England’s supported housing sector is a “complete mess” that is failing communities at the expense of the taxpayer and making residents “victims of terrible crimes at the hands of staff”, according to a scathing select committee report.
Jessica Murray www.theguardian.com
The report found loopholes had turned the sector into “a licence to print money” for unscrupulous providers and that there has been “a complete breakdown of the system, which calls for immediate action from government”.
After a year-long investigation into “exempt accommodation”, a type of supported housing for vulnerable people with a broad range of needs, the cross-party levelling up, housing and communities (LUHC) committee called on the government to implement urgent reforms, including national standards and compulsory registration.
“We were absolutely shocked and appalled,” said the Sheffield MP Clive Betts, the chair of the LUHC committee. “As 11 MPs, we’re generally pretty experienced, we’ve been in public service a long time, and I think this was as bad as anything we’ve ever seen.”
The committee heard evidence residents were being “raped and sexually harassed by their landlords under threat of eviction” and “staff were assaulting residents and asking them for sexual acts in return for money, food or better accommodation”.
The report, published on Thursday, said residents had been forced to carry out work, such as tiling a bathroom, “for nothing or for a pittance”, and staff and landlords were selling drugs to residents.
There have also been instances of residents dying of drug overdoses or being murdered by fellow residents.
The Guardian recently reported that organised crime groups were taking millions of pounds of taxpayers’ money by buying properties and setting them up as supported accommodation to receive higher housing benefit rates but providing little to no support for the vulnerable tenants.
“We would describe the system of exempt accommodation as a complete mess,” the report states. “The current system offers a licence to print money to those who wish to exploit the system.”
Exempt accommodation, which is paid for through housing benefit, is set up to support people with a range of needs including refugees, care leavers, the formerly homeless, people with alcohol and drug addiction and those who have recently been released from prison.
It is exempt from locally set housing benefit caps to cover higher costs of maintenance and insurance.
The report criticised the government for failing to collect data on how many exempt accommodation claimants there were or how much taxpayer money was being spent on it, saying “successive governments have been caught sleeping”.
Crisis, a charity for people experiencing homelessness, estimates the number of households living in exempt accommodation grew to 156,868 from 2016-2021, a rise of 65%. A report from Prospect Housing estimated the annual cost in 2020-21 to be £816m, but the committee suggested it could be much higher.
“This issue has been ignored unacceptably. It’s happening all over the country,” said Betts. “We’re seeing people set their own rents, charge what they want and then provide nothing for it but bad accommodation.”
The report calls for urgent reforms, including national minimum standards for support and housing, extra powers for local councils, compulsory registration of all providers and the creation of a national oversight committee to mend “patchwork regulation”.
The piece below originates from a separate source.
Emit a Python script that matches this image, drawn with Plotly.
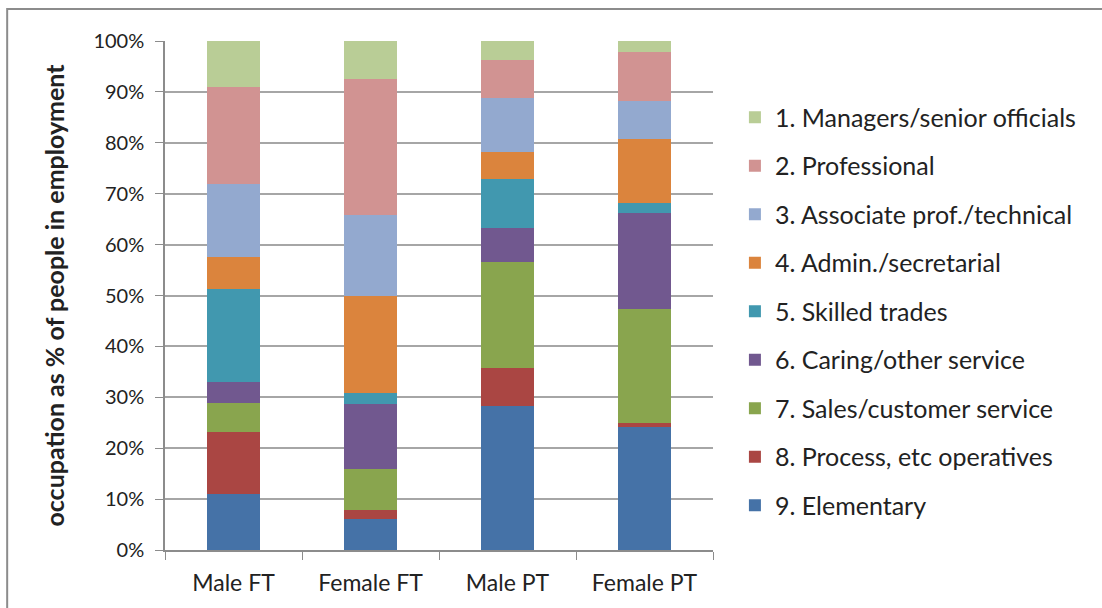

As part of their inquiry, committee members travelled to Birmingham, which has become a national hotspot for exempt accommodation. The number of claimants in the city rose to nearly 22,000 earlier this year.
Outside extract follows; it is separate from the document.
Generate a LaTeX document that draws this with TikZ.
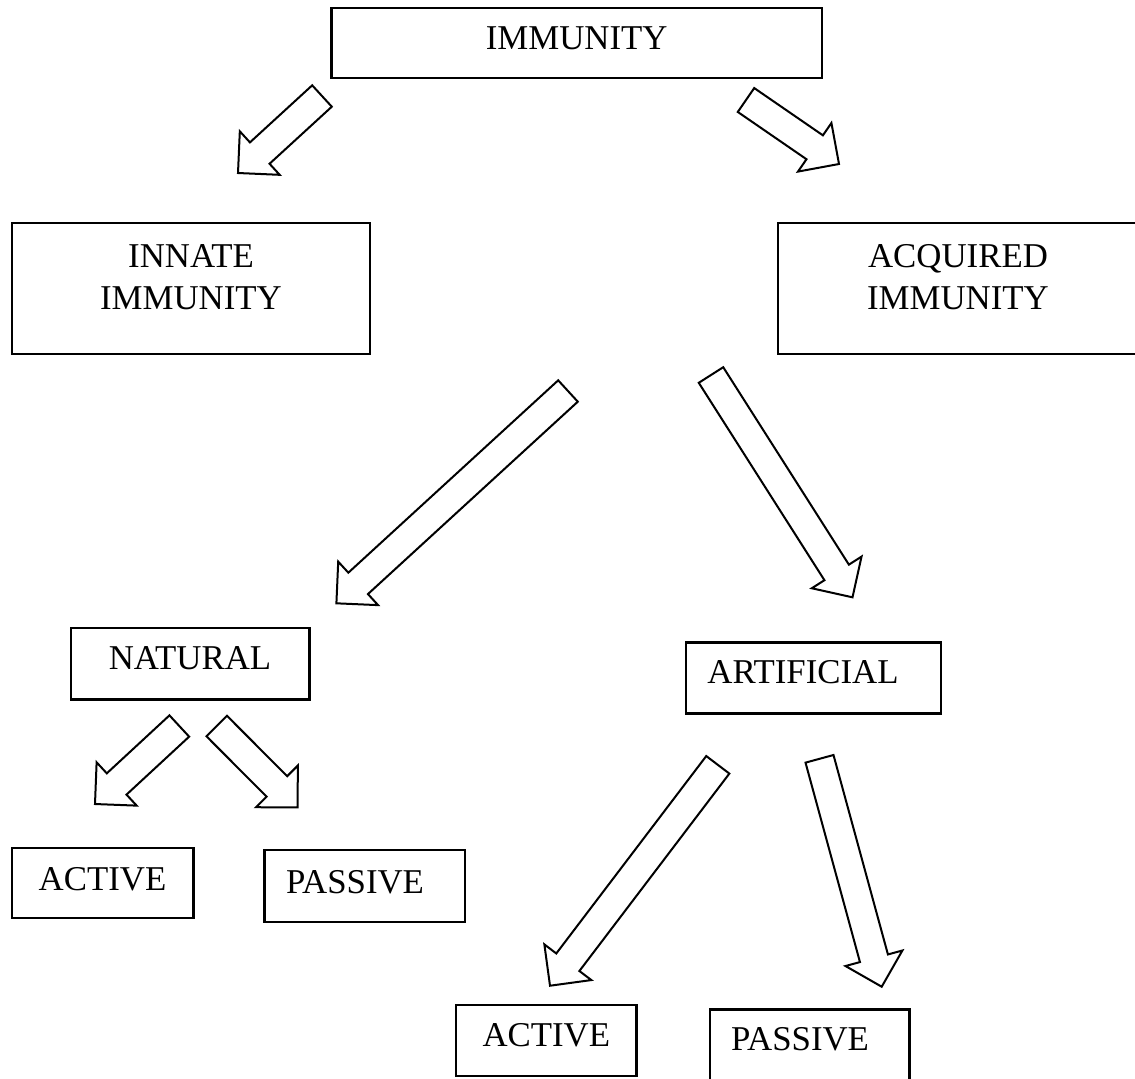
\documentclass[tikz,border=0pt]{standalone}
\usepackage{fontspec}
\setmainfont{Liberation Serif}
\usetikzlibrary{calc}

% hollow block arrow from tail #1 to tip #2
\newcommand{\blockarrow}[2]{%
  \coordinate (hb) at ($(#2)!14.75pt!(#1)$);
  \draw[barrow] ($(#1)!7.25pt!90:(#2)$) -- ($(hb)!7.25pt!90:(#2)$)
    -- ($(hb)!14.75pt!90:(#2)$) -- (#2) -- ($(hb)!14.75pt!-90:(#2)$)
    -- ($(hb)!7.25pt!-90:(#2)$) -- ($(#1)!7.25pt!-90:(#2)$) -- cycle;
}

\begin{document}
\begin{tikzpicture}[
  x=0.5pt, y=-0.5pt,
  box/.style={rectangle, draw, line width=1.2pt, align=center, inner sep=0pt,
    font=\fontsize{17.4}{21}\selectfont},
  barrow/.style={draw, line width=1pt, fill=white}
]
\useasboundingbox (0,0) rectangle (1135,1078);

% Top level
\node[box, minimum width=245.25pt, minimum height=35pt, text depth=4.5pt] (immunity) at (576.75,43) {IMMUNITY};

% Second level
\node[box, minimum width=179pt, minimum height=65.5pt, text depth=11.5pt] (innate) at (191,288.5) {INNATE\\IMMUNITY};
\node[box, minimum width=180pt, minimum height=65.5pt, text depth=11.5pt] (acquired) at (958,288.5) {ACQUIRED\\IMMUNITY};

% Third level
\node[box, minimum width=119.3pt, minimum height=35.8pt, text depth=5.2pt] (natural) at (190,663.5) {NATURAL};
\node[box, minimum width=127.5pt, minimum height=35.5pt, text depth=5.8pt] (artificial) at (813.5,677.8) {ARTIFICIAL\hspace{10.5pt}};

% Fourth level
\node[box, minimum width=90.8pt, minimum height=35pt, text depth=4pt] (natactive) at (102.5,883) {ACTIVE};
\node[box, minimum width=100.3pt, minimum height=36pt, text depth=4pt] (natpassive) at (364.7,886) {PASSIVE\hspace{9.7pt}};
\node[box, minimum width=90.3pt, minimum height=35.5pt, text depth=5.5pt] (artactive) at (546.3,1040.5) {ACTIVE};
\node[box, minimum width=99.7pt, minimum height=35.5pt, text depth=5.8pt] (artpassive) at (809.7,1044.8) {PASSIVE\hspace{9.7pt}};

% Arrow ends
\coordinate (innateS) at (322,96);       \coordinate (innateE) at (238,173);
\coordinate (acquiredS) at (746,100);    \coordinate (acquiredE) at (839,164);
\coordinate (naturalS) at (568,391);     \coordinate (naturalE) at (336.4,603.3);
\coordinate (artificialS) at (711,375);  \coordinate (artificialE) at (852.5,597.3);
\coordinate (natactiveS) at (179.3,726); \coordinate (natactiveE) at (95,804);
\coordinate (natpassiveS) at (216.7,726);\coordinate (natpassiveE) at (297.7,807.3);
\coordinate (artactiveS) at (717.8,764.8);  \coordinate (artactiveE) at (550,985.7);
\coordinate (artpassiveS) at (819.5,758.8); \coordinate (artpassiveE) at (881.7,986.7);

% Arrows
\blockarrow{innateS}{innateE}
\blockarrow{acquiredS}{acquiredE}
\blockarrow{naturalS}{naturalE}
\blockarrow{artificialS}{artificialE}
\blockarrow{natactiveS}{natactiveE}
\blockarrow{natpassiveS}{natpassiveE}
\blockarrow{artactiveS}{artactiveE}
\blockarrow{artpassiveS}{artpassiveE}

\end{tikzpicture}
\end{document}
The Birmingham MP Preet Gill, who campaigned to shut down a poor-quality exempt accommodation property in her constituency, said “the government needs to urgently get on with the job” of tackling the issue.
“For years I have been sounding the alarm about the explosion of the exempt accommodation sector in Birmingham, which has become a magnet for rogue operators, exploiting vulnerable residents and visiting misery on our area,” she said. “I am delighted the select committee has endorsed many of the reforms we have been campaigning for.”
Sharon Thompson, the Birmingham city council cabinet member for housing and homelessness, said the report reflected what the council “has been saying for a long time”.
“The government has finally woken up to the scale of the problem and, based on this report, they must now commit parliamentary time to bringing in new legislation,” she said.
The Department for Levelling Up, Housing and Communities said: “It is unacceptable that unscrupulous landlords are trying to profit at the expense of vulnerable people and we are bringing forward a package of measures to stop them in their tracks. This is backed by a £20m investment to drive up quality in the supported housing sector and protect the most vulnerable in society.”